Much more recently, so did Anson Carter, who has been doing television analysis of late... not to mention running his own entertainment company, even before he retired from the NHL. He wore a Bruins sweater for four years in the late 1990s.

Hell, a Canadiens fan remembers him (blurred for his privacy)...


And Carter certainly remembers Boston (not blurred because... well, he's Anson Carter)...


Carter also retweeted a Boston fan's link to a video imploring fellow fans to stop.

Common sense dictates that, indeed, these are the words and actions of a few. Yet it has such an impact. At least in the short-term, Ward's accomplishment has been overshadowed by the disgusting and hateful words of a few... and on the sport's biggest stage. I'm using the word "few" relatively, of course... judging from the content of this little collection of... well let's call it the latest members of the NHL Fan Racism All Star Team. [Note: This stuff will be hard to stomach for... well, pretty much anyone]

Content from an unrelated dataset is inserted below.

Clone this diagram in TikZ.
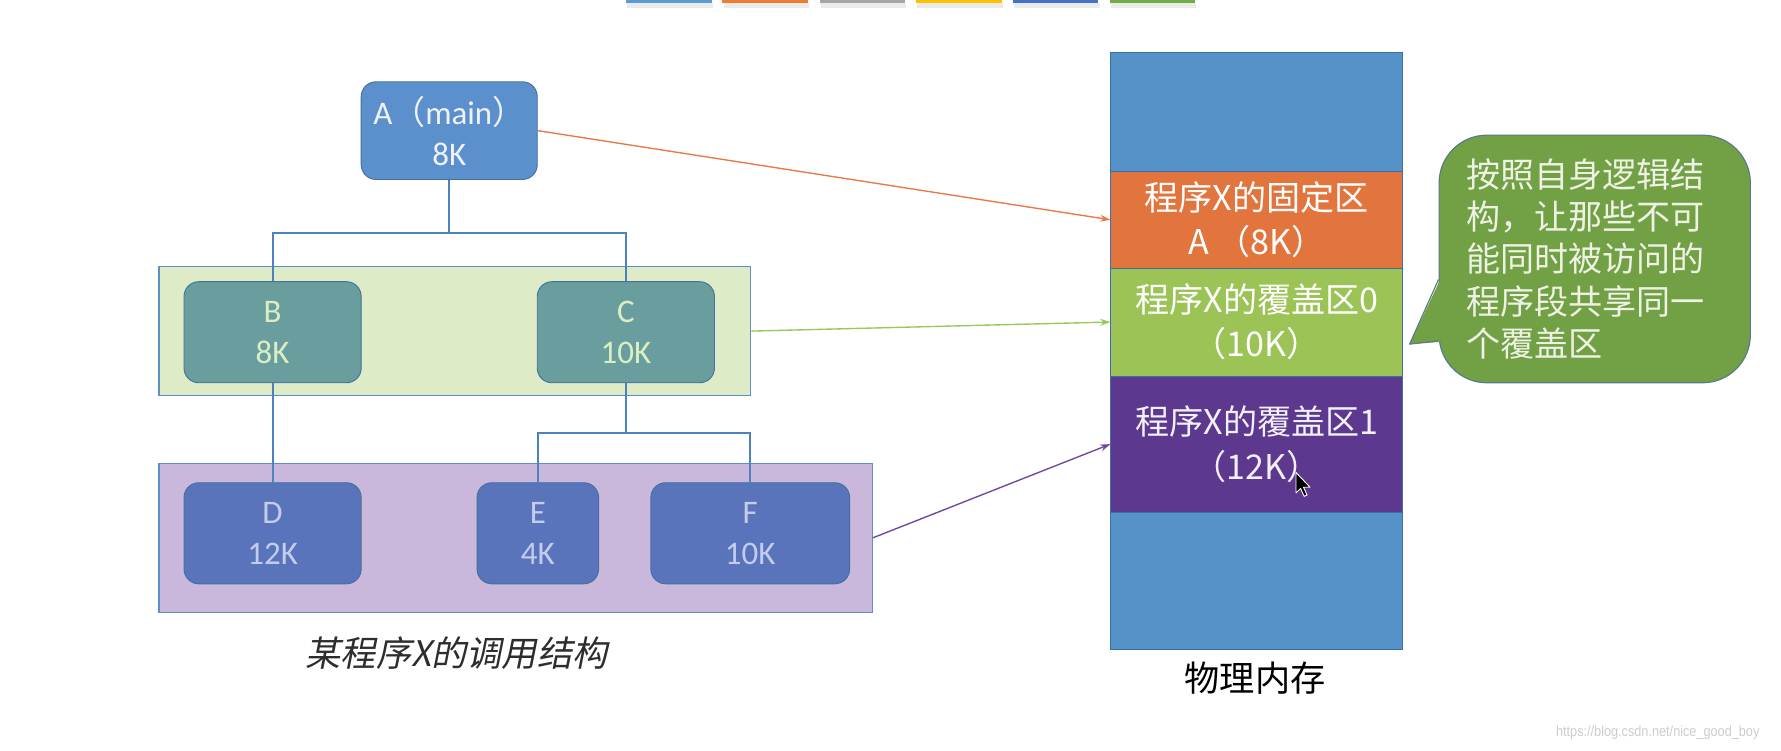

The people chronicled in the above link are actual Twitter users who went off the freakin' deep end, over the Ward goal.

Or at least they were actual Twitter users.

Hey, "im_THAT_dude28," where'd ya go?


"mastabates23"? Where are ya?


These two were among those who -- apparently in some moment of clarity -- realized that "Oh my God, what happens if someone I don't want to Google me, Googles me?" To be fair... maybe others on Twitter reported them as spammers (I doubt it, though).

I clicked on seven random users, and three of them "didn't exist" anymore. Well... except perhaps in the Library of Congress. The others... are still swaying in the social media breeze for all to see. Hope their parents don't read their streams.

Actually, I hope they do.

Because if they're willing -- even in the heat of the moment -- to say or do something so despicable, to stand up and be counted among the worst kind of people... well, they should be prepared to wear that.

Just like the fan who threw a banana at Wayne Simmonds during a preseason game this year. Or Kevin Weekes several years before during a Playoff game in Montreal, and other incidents over the years.

Does this represent a widespread problem with racism in the NHL? Well, if you're thinking in terms of per capita... then no.

But that's the problem with racism... it's the degree of all that hate and ignorance that makes such an impact. One incident is too many. There's already too much ignorance, stupidity and disrespect among the players on the ice, without having to see it come from a handful of fans.

And these relative few spewed racist rants... all because Joel Ward made one hell of a hockey play, and put in a rebound off his backhand.

Not because he's a Washington Capital.

Because he is black.

There's no room for this in sports. Or in life.